## Start DATA BLOCK

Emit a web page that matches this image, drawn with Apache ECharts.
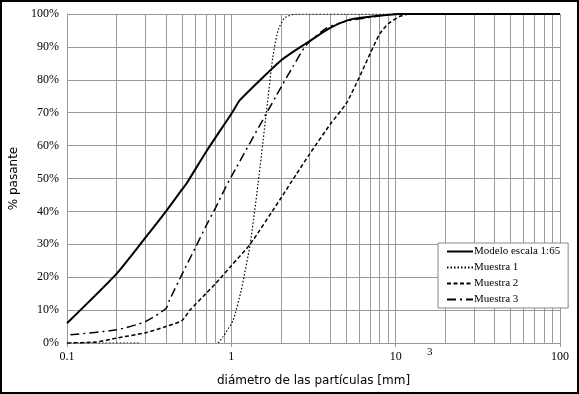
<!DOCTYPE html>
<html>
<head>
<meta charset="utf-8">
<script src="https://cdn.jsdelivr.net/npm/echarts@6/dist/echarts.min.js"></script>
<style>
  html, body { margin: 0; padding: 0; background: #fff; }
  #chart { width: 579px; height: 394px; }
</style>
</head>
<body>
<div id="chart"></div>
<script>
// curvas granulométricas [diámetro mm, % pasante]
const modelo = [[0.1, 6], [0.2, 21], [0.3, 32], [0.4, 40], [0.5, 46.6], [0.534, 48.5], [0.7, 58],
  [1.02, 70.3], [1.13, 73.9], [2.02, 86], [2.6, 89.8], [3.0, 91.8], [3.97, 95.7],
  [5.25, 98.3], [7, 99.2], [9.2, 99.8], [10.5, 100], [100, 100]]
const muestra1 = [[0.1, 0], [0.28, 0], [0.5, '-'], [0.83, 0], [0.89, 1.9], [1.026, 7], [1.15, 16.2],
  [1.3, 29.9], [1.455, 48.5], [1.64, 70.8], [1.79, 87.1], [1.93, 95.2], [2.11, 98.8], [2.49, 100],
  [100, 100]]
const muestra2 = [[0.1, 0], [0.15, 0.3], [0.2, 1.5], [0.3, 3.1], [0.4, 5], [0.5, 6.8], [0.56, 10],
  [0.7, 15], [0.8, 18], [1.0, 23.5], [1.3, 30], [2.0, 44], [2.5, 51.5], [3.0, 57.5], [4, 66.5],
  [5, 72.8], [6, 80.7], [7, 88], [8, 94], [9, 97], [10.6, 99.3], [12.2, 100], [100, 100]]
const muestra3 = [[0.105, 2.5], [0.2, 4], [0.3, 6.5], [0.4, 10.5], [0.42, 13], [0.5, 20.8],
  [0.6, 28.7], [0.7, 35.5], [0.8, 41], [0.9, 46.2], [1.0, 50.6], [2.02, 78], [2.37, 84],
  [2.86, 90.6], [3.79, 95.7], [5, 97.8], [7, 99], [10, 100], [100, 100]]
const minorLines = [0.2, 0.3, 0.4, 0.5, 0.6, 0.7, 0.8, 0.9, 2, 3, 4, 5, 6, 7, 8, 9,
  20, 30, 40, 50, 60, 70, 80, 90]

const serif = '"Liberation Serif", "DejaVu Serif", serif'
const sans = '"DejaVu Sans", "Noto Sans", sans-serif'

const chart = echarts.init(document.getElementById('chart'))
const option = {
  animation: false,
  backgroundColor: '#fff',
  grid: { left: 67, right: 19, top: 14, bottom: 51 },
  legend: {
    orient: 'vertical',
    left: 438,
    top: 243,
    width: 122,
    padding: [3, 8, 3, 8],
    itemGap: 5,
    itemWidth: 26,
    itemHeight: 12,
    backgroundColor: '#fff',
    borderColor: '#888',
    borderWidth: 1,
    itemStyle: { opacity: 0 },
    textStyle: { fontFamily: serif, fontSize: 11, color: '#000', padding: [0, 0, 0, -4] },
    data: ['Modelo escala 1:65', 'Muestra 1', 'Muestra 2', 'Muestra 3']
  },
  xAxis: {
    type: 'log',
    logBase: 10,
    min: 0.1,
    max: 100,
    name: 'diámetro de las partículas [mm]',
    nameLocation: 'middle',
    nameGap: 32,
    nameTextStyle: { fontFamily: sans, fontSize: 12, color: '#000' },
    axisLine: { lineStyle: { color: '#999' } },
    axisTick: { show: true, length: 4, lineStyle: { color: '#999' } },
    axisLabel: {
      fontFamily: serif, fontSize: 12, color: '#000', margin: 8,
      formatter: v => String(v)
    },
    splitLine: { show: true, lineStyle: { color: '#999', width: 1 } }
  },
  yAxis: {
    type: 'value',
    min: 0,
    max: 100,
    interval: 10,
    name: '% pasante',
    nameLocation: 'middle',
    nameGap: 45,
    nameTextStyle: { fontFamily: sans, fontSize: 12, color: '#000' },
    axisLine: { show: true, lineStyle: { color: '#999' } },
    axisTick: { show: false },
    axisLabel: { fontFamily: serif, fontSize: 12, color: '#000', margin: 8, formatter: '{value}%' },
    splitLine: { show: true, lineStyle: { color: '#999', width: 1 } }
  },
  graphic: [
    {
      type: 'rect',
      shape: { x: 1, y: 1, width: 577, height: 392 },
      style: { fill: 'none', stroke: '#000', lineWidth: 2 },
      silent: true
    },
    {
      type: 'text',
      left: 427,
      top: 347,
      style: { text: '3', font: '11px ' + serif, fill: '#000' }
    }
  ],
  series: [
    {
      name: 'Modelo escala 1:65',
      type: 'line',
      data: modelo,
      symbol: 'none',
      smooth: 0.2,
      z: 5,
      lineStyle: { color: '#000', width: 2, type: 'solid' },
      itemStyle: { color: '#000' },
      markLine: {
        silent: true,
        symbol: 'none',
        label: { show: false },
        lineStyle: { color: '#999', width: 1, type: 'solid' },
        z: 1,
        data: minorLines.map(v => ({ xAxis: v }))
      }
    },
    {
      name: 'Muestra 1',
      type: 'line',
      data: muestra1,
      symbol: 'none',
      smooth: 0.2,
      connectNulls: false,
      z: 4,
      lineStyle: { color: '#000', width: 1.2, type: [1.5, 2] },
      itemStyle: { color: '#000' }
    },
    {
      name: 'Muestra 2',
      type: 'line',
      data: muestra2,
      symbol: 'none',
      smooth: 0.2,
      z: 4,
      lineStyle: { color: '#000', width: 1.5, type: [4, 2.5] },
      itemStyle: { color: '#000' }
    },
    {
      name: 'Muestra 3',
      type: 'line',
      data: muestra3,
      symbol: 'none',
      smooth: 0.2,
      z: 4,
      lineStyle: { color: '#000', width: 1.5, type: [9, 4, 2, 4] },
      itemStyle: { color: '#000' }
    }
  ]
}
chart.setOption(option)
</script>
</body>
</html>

## End DATA BLOCK

◆ **THE TASK**: Output the material word for word, omitting its pictures.

◆ **FULL OUTPUT**:
Emit a web page that matches this image, drawn with Apache ECharts.
<!DOCTYPE html>
<html>
<head>
<meta charset="utf-8">
<script src="https://cdn.jsdelivr.net/npm/echarts@6/dist/echarts.min.js"></script>
<style>
  html, body { margin: 0; padding: 0; background: #fff; }
  #chart { width: 579px; height: 394px; }
</style>
</head>
<body>
<div id="chart"></div>
<script>
// curvas granulométricas [diámetro mm, % pasante]
const modelo = [[0.1, 6], [0.2, 21], [0.3, 32], [0.4, 40], [0.5, 46.6], [0.534, 48.5], [0.7, 58],
  [1.02, 70.3], [1.13, 73.9], [2.02, 86], [2.6, 89.8], [3.0, 91.8], [3.97, 95.7],
  [5.25, 98.3], [7, 99.2], [9.2, 99.8], [10.5, 100], [100, 100]]
const muestra1 = [[0.1, 0], [0.28, 0], [0.5, '-'], [0.83, 0], [0.89, 1.9], [1.026, 7], [1.15, 16.2],
  [1.3, 29.9], [1.455, 48.5], [1.64, 70.8], [1.79, 87.1], [1.93, 95.2], [2.11, 98.8], [2.49, 100],
  [100, 100]]
const muestra2 = [[0.1, 0], [0.15, 0.3], [0.2, 1.5], [0.3, 3.1], [0.4, 5], [0.5, 6.8], [0.56, 10],
  [0.7, 15], [0.8, 18], [1.0, 23.5], [1.3, 30], [2.0, 44], [2.5, 51.5], [3.0, 57.5], [4, 66.5],
  [5, 72.8], [6, 80.7], [7, 88], [8, 94], [9, 97], [10.6, 99.3], [12.2, 100], [100, 100]]
const muestra3 = [[0.105, 2.5], [0.2, 4], [0.3, 6.5], [0.4, 10.5], [0.42, 13], [0.5, 20.8],
  [0.6, 28.7], [0.7, 35.5], [0.8, 41], [0.9, 46.2], [1.0, 50.6], [2.02, 78], [2.37, 84],
  [2.86, 90.6], [3.79, 95.7], [5, 97.8], [7, 99], [10, 100], [100, 100]]
const minorLines = [0.2, 0.3, 0.4, 0.5, 0.6, 0.7, 0.8, 0.9, 2, 3, 4, 5, 6, 7, 8, 9,
  20, 30, 40, 50, 60, 70, 80, 90]

const serif = '"Liberation Serif", "DejaVu Serif", serif'
const sans = '"DejaVu Sans", "Noto Sans", sans-serif'

const chart = echarts.init(document.getElementById('chart'))
const option = {
  animation: false,
  backgroundColor: '#fff',
  grid: { left: 67, right: 19, top: 14, bottom: 51 },
  legend: {
    orient: 'vertical',
    left: 438,
    top: 243,
    width: 122,
    padding: [3, 8, 3, 8],
    itemGap: 5,
    itemWidth: 26,
    itemHeight: 12,
    backgroundColor: '#fff',
    borderColor: '#888',
    borderWidth: 1,
    itemStyle: { opacity: 0 },
    textStyle: { fontFamily: serif, fontSize: 11, color: '#000', padding: [0, 0, 0, -4] },
    data: ['Modelo escala 1:65', 'Muestra 1', 'Muestra 2', 'Muestra 3']
  },
  xAxis: {
    type: 'log',
    logBase: 10,
    min: 0.1,
    max: 100,
    name: 'diámetro de las partículas [mm]',
    nameLocation: 'middle',
    nameGap: 32,
    nameTextStyle: { fontFamily: sans, fontSize: 12, color: '#000' },
    axisLine: { lineStyle: { color: '#999' } },
    axisTick: { show: true, length: 4, lineStyle: { color: '#999' } },
    axisLabel: {
      fontFamily: serif, fontSize: 12, color: '#000', margin: 8,
      formatter: v => String(v)
    },
    splitLine: { show: true, lineStyle: { color: '#999', width: 1 } }
  },
  yAxis: {
    type: 'value',
    min: 0,
    max: 100,
    interval: 10,
    name: '% pasante',
    nameLocation: 'middle',
    nameGap: 45,
    nameTextStyle: { fontFamily: sans, fontSize: 12, color: '#000' },
    axisLine: { show: true, lineStyle: { color: '#999' } },
    axisTick: { show: false },
    axisLabel: { fontFamily: serif, fontSize: 12, color: '#000', margin: 8, formatter: '{value}%' },
    splitLine: { show: true, lineStyle: { color: '#999', width: 1 } }
  },
  graphic: [
    {
      type: 'rect',
      shape: { x: 1, y: 1, width: 577, height: 392 },
      style: { fill: 'none', stroke: '#000', lineWidth: 2 },
      silent: true
    },
    {
      type: 'text',
      left: 427,
      top: 347,
      style: { text: '3', font: '11px ' + serif, fill: '#000' }
    }
  ],
  series: [
    {
      name: 'Modelo escala 1:65',
      type: 'line',
      data: modelo,
      symbol: 'none',
      smooth: 0.2,
      z: 5,
      lineStyle: { color: '#000', width: 2, type: 'solid' },
      itemStyle: { color: '#000' },
      markLine: {
        silent: true,
        symbol: 'none',
        label: { show: false },
        lineStyle: { color: '#999', width: 1, type: 'solid' },
        z: 1,
        data: minorLines.map(v => ({ xAxis: v }))
      }
    },
    {
      name: 'Muestra 1',
      type: 'line',
      data: muestra1,
      symbol: 'none',
      smooth: 0.2,
      connectNulls: false,
      z: 4,
      lineStyle: { color: '#000', width: 1.2, type: [1.5, 2] },
      itemStyle: { color: '#000' }
    },
    {
      name: 'Muestra 2',
      type: 'line',
      data: muestra2,
      symbol: 'none',
      smooth: 0.2,
      z: 4,
      lineStyle: { color: '#000', width: 1.5, type: [4, 2.5] },
      itemStyle: { color: '#000' }
    },
    {
      name: 'Muestra 3',
      type: 'line',
      data: muestra3,
      symbol: 'none',
      smooth: 0.2,
      z: 4,
      lineStyle: { color: '#000', width: 1.5, type: [9, 4, 2, 4] },
      itemStyle: { color: '#000' }
    }
  ]
}
chart.setOption(option)
</script>
</body>
</html>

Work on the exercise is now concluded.